I’ve blogged about a species of hyena before, the Aardwolf, but there’s another member of the Hyaenidae that’s super cool. Actually, there’s only four species of hyena, the aardwolf, the brown hyena, the striped hyena and the spotted hyena. One other fun fact about hyenas before I move on to the star of today’s show: hyenas are actually more closely related to cats than dogs, despite their canine-like appearance.
Anyway, the spotted hyena is one of the strangest members of the hyena family, and probably of the Carnivora order. Today spotted hyenas live in sub-Saharan Africa, though they used to range across much of Europe. Spotted hyenas live in open, arid areas, including savannah, semi-desert, and sometimes in forests.
The spotted hyena is the largest species of hyena, standing at 75-85 cm at the shoulder and weighing from 45 to 70 kg. Unusually for mammals, the females of this species are bigger than the males, usually weighing about 6 kg more than males. Typical of hyenas, the spotted hyena has longer front legs than back legs, creating a downward sloping back. They have a super large neck and strong head, which gives the hyena a ridiculously strong bite.
Contrary to popular belief, the spotted hyena is a predator, not a scavenger. They hunt many different types of prey, including zebra, wildebeest and Thompson’s gazelle. Each type of prey requires a different hunting style, and the hyena adapt to this, hunting wildebeest in small groups, zebra in packs, and gazelle alone. They are very environmentally friendly, using almost all parts of their prey – they can splinter bones and digest all organic compounds in them.
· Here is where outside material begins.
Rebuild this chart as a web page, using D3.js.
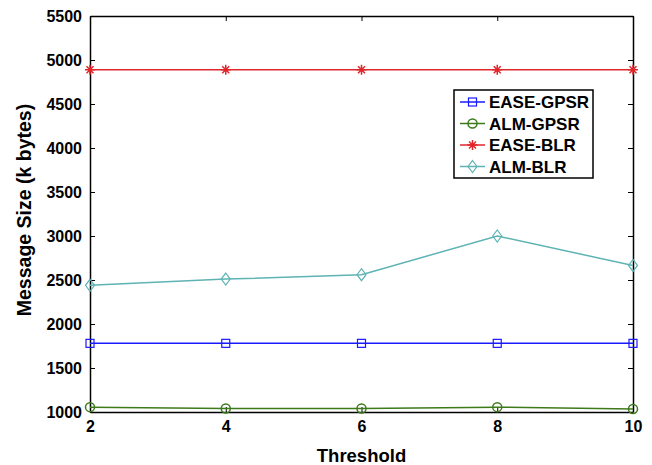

Basically all that’s left of prey after hyena consumption is excreted in the hyena’s faeces – some white powder and a few hairs. The only part of their prey they don’t eat is the horns and rumen, but the rest is fair game for a hyena. Hyenas also eat a lot, and they eat quickly. They compete with each other for food simply by eating faster, not with aggression. Thus a group of 35 hyenas can eat an adult zebra in just over half an hour.
One of the most famous things about spotted hyenas is their females, which are pretty much males. They have a pseudo-penis, and a pair of sacs that are filled with fibrous tissue that basically look like a scrotum. They are the only mammals that do not have an external vagina, and must urinate, mate, and give birth through the pseudo-penis. One theory of why female spotted hyenas have this strange genital arrangement is sexual mimicry — that females that look like males are less likely to be attacked by other females.
As you might imagine, this pseudo-penis (actually the female’s clitoris) makes normal reproductive life quite difficult. To mate, males have to slide their hind end under the female to achieve intromission, before they can switch to a more normal mating posture. As well, birth is quite unpleasant, as the clitoris ruptures to allow the pups to pass through. The resulting wounds take several weeks to heal. Not fun at all.
Spotted hyenas live in groups called clans, where there is a female hierarchy that is inherited from the mother. Mothers usually give birth to 2 pups, though 1-4 pups have been recorded. Pups are born with eyes open, and usually attack each other shortly after birth, often resulting in the deaths of one of the pups. Hyenas invest a fair amount of time and energy into their offspring; the spotted hyena has the highest milk protein content of any terrestrial carnivore, and they nurse their young for over a year. The social structure of spotted hyenas is said to be similar to that of many primates, and indeed hyenas have outperformed chimpanzees in certain intelligence tasks, especially those involving social cooperation.
Thankfully, these cool predators are the most abundant large predator in Africa and are not currently under serious threat. Despite their poor reputation, they are really neat animals, and should be appreciated as such. So start appreciating!